> [Task instructions] Work out how many lines of the material below mention the word "image"; reply with the number only.

[Source code of charts]

────────────────────

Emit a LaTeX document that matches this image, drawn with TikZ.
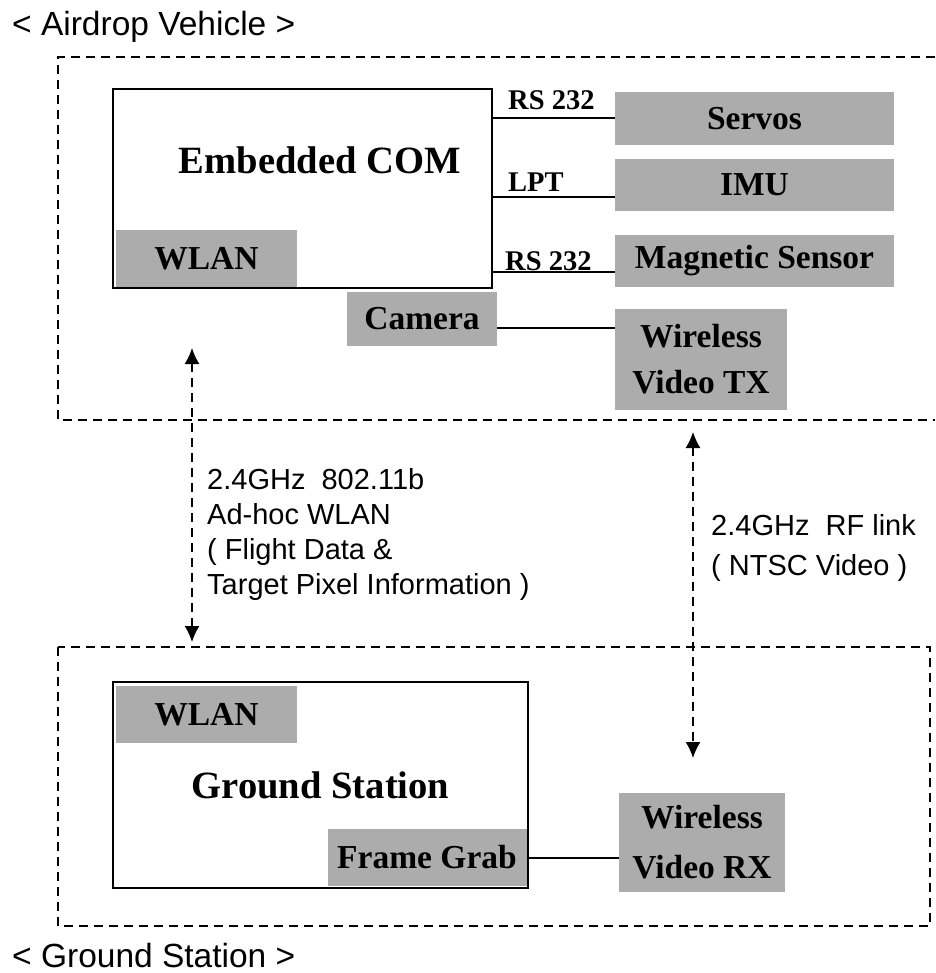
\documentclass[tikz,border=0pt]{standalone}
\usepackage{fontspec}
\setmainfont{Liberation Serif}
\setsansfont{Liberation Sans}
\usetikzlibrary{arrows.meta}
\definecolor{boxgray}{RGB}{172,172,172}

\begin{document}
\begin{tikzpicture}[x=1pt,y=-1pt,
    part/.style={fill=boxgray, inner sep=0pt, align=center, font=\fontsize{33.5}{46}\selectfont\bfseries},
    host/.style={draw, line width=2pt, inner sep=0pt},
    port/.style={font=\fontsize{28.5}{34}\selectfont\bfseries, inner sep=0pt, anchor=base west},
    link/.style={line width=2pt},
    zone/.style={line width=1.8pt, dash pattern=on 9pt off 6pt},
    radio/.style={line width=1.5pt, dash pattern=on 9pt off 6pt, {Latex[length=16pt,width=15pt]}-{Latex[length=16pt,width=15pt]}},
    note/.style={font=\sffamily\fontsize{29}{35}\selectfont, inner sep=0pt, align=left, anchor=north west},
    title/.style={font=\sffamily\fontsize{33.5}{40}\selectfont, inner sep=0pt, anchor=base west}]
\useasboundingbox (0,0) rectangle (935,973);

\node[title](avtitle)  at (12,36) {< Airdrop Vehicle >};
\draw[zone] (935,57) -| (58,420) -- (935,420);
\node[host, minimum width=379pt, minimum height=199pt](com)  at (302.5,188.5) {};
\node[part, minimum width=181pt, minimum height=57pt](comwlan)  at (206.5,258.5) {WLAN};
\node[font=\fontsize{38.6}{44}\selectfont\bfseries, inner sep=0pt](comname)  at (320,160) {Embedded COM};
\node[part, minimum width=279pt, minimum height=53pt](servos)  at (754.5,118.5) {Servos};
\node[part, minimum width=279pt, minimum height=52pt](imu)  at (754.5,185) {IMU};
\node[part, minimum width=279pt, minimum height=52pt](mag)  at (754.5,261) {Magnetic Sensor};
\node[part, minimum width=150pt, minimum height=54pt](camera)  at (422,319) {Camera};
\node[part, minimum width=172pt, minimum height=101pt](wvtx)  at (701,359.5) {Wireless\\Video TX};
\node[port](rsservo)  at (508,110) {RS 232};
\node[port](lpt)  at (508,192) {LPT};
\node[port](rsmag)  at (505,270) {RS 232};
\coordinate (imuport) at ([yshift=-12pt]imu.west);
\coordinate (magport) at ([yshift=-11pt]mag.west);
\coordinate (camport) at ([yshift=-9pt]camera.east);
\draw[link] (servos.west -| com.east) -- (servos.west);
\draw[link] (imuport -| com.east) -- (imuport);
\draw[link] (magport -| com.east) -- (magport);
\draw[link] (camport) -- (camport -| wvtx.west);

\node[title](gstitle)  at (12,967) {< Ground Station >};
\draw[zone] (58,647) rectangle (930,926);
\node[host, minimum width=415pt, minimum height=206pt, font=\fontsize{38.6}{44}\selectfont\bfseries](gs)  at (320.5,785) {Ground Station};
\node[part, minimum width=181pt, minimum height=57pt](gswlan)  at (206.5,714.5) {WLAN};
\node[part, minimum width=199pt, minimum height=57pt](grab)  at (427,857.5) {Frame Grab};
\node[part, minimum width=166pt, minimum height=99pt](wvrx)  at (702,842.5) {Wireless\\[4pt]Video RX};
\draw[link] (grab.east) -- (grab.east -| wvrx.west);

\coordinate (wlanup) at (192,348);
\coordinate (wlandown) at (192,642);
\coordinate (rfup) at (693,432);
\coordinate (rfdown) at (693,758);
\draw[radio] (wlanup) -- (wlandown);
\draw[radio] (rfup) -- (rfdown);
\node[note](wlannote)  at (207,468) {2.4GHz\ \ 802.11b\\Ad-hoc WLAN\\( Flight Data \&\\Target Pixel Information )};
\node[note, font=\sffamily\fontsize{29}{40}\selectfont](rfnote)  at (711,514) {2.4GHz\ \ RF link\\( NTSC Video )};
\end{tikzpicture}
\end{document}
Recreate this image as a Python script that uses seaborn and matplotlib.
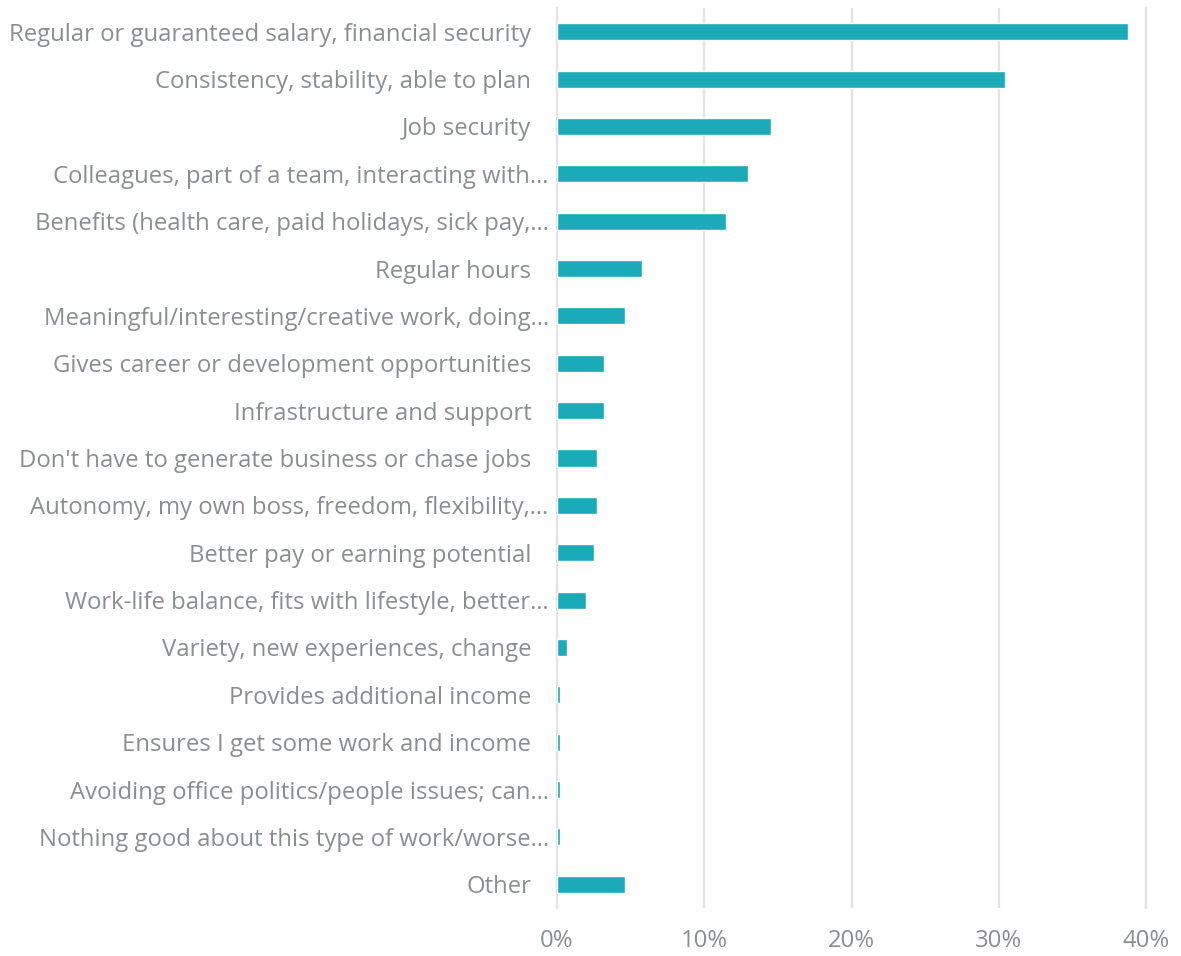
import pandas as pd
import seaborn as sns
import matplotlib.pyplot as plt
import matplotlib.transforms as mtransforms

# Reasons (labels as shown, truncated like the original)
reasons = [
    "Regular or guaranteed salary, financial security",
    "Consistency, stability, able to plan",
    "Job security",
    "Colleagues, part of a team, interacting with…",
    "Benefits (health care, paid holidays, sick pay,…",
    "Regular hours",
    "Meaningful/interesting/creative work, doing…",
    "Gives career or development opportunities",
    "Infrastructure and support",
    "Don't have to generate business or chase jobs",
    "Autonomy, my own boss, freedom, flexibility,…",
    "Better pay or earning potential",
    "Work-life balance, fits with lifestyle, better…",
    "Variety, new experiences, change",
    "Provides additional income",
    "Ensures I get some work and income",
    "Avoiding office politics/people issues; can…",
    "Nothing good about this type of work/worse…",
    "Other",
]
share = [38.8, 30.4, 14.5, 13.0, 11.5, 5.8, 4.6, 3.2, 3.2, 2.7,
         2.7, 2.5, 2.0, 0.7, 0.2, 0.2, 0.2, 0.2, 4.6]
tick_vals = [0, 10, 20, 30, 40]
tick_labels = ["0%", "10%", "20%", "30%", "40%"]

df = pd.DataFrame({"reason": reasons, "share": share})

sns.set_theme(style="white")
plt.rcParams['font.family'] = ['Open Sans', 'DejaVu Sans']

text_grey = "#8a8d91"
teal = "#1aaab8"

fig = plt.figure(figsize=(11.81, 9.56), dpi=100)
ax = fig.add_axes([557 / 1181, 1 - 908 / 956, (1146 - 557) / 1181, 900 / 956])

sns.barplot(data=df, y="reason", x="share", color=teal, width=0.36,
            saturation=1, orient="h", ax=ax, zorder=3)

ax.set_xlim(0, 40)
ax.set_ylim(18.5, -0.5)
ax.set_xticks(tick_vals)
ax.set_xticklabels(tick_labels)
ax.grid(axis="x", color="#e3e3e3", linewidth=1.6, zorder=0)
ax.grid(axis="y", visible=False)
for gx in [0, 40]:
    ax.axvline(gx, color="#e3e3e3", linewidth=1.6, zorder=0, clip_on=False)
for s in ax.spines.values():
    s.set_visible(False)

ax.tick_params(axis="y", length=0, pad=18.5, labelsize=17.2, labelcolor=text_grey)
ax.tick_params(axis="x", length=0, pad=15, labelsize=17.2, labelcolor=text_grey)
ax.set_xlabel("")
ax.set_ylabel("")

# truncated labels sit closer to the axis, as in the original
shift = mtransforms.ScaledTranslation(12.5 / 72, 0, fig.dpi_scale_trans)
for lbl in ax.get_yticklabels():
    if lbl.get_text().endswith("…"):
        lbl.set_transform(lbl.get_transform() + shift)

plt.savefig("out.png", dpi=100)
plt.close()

────────────────────

> [Answer to this problem] 2